Recorded information:
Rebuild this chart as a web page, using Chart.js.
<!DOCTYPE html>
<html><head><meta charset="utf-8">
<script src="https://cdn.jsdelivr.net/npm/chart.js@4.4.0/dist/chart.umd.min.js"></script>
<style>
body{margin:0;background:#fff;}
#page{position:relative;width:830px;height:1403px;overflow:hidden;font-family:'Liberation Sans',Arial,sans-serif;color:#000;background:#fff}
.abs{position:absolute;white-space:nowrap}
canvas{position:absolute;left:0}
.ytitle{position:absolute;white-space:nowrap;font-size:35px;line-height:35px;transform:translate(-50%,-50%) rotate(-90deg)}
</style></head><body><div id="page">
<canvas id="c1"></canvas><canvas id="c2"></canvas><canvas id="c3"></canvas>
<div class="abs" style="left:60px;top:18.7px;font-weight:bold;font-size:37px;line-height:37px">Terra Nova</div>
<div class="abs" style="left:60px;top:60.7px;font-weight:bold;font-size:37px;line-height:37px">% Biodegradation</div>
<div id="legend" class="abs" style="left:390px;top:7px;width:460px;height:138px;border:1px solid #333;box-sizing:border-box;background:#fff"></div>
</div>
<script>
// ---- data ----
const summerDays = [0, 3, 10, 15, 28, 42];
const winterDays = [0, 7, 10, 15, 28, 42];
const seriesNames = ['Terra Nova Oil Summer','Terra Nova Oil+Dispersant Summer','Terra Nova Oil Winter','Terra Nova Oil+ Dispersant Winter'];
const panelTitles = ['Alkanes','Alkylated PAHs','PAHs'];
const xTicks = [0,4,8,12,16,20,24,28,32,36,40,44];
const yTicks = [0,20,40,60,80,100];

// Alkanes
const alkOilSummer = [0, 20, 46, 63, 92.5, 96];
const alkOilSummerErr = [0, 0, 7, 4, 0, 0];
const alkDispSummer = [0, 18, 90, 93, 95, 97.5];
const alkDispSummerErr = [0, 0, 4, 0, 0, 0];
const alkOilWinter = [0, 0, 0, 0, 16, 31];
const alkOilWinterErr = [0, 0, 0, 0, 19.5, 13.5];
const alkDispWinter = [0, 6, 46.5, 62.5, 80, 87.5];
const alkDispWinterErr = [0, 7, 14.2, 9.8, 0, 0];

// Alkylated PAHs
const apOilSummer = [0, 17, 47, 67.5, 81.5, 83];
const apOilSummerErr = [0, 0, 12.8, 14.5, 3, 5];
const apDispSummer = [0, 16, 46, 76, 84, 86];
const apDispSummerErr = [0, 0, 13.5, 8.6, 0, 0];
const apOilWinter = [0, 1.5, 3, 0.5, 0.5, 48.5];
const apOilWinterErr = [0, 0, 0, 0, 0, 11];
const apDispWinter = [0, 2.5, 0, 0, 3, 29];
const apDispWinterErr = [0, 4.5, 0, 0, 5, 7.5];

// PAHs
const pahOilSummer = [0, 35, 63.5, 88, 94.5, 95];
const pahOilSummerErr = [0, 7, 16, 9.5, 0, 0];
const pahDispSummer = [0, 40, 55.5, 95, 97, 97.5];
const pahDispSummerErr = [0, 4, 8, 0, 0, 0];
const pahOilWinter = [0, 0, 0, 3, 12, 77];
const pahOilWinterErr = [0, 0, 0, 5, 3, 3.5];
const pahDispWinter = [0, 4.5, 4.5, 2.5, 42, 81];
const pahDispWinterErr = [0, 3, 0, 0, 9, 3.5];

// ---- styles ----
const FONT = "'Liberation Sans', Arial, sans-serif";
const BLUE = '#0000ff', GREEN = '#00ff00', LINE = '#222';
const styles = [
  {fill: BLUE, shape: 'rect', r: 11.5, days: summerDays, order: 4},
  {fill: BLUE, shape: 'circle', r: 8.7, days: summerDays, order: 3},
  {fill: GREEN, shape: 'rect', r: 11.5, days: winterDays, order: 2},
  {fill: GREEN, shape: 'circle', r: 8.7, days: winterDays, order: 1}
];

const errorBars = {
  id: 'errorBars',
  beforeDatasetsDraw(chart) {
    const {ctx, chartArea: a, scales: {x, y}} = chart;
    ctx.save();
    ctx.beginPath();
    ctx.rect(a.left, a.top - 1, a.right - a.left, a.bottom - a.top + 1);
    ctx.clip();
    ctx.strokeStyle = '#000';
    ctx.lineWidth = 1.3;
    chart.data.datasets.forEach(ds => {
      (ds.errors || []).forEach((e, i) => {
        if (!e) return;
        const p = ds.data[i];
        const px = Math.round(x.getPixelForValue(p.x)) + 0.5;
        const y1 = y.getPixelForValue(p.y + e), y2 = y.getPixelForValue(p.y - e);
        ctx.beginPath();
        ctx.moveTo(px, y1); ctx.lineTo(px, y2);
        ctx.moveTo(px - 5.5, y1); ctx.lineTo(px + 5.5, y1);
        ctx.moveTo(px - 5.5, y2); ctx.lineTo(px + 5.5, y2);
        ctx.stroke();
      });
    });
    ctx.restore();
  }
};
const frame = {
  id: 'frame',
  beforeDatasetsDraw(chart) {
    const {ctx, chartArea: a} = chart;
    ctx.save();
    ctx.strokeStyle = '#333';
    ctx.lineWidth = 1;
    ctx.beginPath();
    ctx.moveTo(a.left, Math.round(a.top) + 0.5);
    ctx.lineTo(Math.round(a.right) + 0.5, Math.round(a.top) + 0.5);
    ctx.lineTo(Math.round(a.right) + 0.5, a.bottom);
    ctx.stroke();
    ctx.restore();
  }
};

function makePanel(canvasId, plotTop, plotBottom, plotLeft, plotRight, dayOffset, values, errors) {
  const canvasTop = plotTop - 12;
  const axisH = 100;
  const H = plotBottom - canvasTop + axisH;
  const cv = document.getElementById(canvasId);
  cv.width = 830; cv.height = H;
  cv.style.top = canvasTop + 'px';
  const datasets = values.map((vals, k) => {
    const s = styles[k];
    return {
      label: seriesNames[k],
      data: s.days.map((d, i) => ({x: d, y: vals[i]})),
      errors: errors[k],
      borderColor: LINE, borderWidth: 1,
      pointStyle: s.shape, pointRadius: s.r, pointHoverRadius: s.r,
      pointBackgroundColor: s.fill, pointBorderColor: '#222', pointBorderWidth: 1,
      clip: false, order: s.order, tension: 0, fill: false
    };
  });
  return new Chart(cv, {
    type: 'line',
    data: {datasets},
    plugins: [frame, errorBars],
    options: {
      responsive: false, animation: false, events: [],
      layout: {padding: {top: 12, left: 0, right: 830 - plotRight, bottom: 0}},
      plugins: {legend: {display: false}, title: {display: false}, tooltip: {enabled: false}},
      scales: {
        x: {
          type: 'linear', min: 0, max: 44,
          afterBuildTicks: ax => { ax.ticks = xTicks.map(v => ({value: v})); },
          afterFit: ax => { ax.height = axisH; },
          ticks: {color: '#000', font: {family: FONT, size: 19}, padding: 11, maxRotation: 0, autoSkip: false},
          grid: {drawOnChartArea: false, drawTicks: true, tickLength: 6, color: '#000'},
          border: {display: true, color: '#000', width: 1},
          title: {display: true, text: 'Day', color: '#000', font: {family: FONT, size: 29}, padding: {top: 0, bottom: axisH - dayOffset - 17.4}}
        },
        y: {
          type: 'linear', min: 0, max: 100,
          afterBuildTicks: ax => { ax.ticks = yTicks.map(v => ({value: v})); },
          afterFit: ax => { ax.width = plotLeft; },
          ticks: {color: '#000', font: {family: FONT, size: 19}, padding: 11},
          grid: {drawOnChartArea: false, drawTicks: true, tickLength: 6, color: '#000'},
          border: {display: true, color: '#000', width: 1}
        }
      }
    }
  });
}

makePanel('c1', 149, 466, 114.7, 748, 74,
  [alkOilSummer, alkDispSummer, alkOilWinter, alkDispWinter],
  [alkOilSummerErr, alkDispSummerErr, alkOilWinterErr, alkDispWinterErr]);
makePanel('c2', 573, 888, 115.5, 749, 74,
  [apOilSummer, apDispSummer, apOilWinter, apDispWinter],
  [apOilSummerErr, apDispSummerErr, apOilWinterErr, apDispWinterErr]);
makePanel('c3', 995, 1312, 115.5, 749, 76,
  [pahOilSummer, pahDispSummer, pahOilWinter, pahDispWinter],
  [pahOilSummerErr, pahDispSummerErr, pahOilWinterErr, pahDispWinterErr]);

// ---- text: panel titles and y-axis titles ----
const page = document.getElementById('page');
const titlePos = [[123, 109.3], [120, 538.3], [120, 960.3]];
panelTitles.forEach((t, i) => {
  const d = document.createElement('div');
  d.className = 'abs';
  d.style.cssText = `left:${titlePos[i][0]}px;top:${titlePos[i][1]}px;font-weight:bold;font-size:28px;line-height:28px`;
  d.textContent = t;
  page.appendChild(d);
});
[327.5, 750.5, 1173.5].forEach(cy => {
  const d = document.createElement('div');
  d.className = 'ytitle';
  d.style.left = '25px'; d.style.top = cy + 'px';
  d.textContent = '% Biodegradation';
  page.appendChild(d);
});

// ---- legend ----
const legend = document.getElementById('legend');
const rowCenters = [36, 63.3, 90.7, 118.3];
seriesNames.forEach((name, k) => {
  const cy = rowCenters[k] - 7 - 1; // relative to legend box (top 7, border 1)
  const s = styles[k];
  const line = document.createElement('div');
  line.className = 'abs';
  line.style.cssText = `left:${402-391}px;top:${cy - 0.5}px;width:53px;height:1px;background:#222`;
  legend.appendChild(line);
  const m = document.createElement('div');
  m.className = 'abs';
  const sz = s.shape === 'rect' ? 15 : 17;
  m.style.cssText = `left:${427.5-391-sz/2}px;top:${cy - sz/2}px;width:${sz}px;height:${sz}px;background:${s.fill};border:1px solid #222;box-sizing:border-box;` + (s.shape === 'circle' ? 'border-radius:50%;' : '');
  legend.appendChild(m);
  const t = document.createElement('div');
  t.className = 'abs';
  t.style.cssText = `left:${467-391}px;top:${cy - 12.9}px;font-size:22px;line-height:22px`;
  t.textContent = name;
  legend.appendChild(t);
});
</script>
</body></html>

Requirements: Repeat, word for word, the lines from the opening of the material through the line containing "const apDispWinterErr = [0, 4.5, 0, 0, 5, 7.5];".

Written answer:
Rebuild this chart as a web page, using Chart.js.
<!DOCTYPE html>
<html><head><meta charset="utf-8">
<script src="https://cdn.jsdelivr.net/npm/chart.js@4.4.0/dist/chart.umd.min.js"></script>
<style>
body{margin:0;background:#fff;}
#page{position:relative;width:830px;height:1403px;overflow:hidden;font-family:'Liberation Sans',Arial,sans-serif;color:#000;background:#fff}
.abs{position:absolute;white-space:nowrap}
canvas{position:absolute;left:0}
.ytitle{position:absolute;white-space:nowrap;font-size:35px;line-height:35px;transform:translate(-50%,-50%) rotate(-90deg)}
</style></head><body><div id="page">
<canvas id="c1"></canvas><canvas id="c2"></canvas><canvas id="c3"></canvas>
<div class="abs" style="left:60px;top:18.7px;font-weight:bold;font-size:37px;line-height:37px">Terra Nova</div>
<div class="abs" style="left:60px;top:60.7px;font-weight:bold;font-size:37px;line-height:37px">% Biodegradation</div>
<div id="legend" class="abs" style="left:390px;top:7px;width:460px;height:138px;border:1px solid #333;box-sizing:border-box;background:#fff"></div>
</div>
<script>
// ---- data ----
const summerDays = [0, 3, 10, 15, 28, 42];
const winterDays = [0, 7, 10, 15, 28, 42];
const seriesNames = ['Terra Nova Oil Summer','Terra Nova Oil+Dispersant Summer','Terra Nova Oil Winter','Terra Nova Oil+ Dispersant Winter'];
const panelTitles = ['Alkanes','Alkylated PAHs','PAHs'];
const xTicks = [0,4,8,12,16,20,24,28,32,36,40,44];
const yTicks = [0,20,40,60,80,100];

// Alkanes
const alkOilSummer = [0, 20, 46, 63, 92.5, 96];
const alkOilSummerErr = [0, 0, 7, 4, 0, 0];
const alkDispSummer = [0, 18, 90, 93, 95, 97.5];
const alkDispSummerErr = [0, 0, 4, 0, 0, 0];
const alkOilWinter = [0, 0, 0, 0, 16, 31];
const alkOilWinterErr = [0, 0, 0, 0, 19.5, 13.5];
const alkDispWinter = [0, 6, 46.5, 62.5, 80, 87.5];
const alkDispWinterErr = [0, 7, 14.2, 9.8, 0, 0];

// Alkylated PAHs
const apOilSummer = [0, 17, 47, 67.5, 81.5, 83];
const apOilSummerErr = [0, 0, 12.8, 14.5, 3, 5];
const apDispSummer = [0, 16, 46, 76, 84, 86];
const apDispSummerErr = [0, 0, 13.5, 8.6, 0, 0];
const apOilWinter = [0, 1.5, 3, 0.5, 0.5, 48.5];
const apOilWinterErr = [0, 0, 0, 0, 0, 11];
const apDispWinter = [0, 2.5, 0, 0, 3, 29];
const apDispWinterErr = [0, 4.5, 0, 0, 5, 7.5];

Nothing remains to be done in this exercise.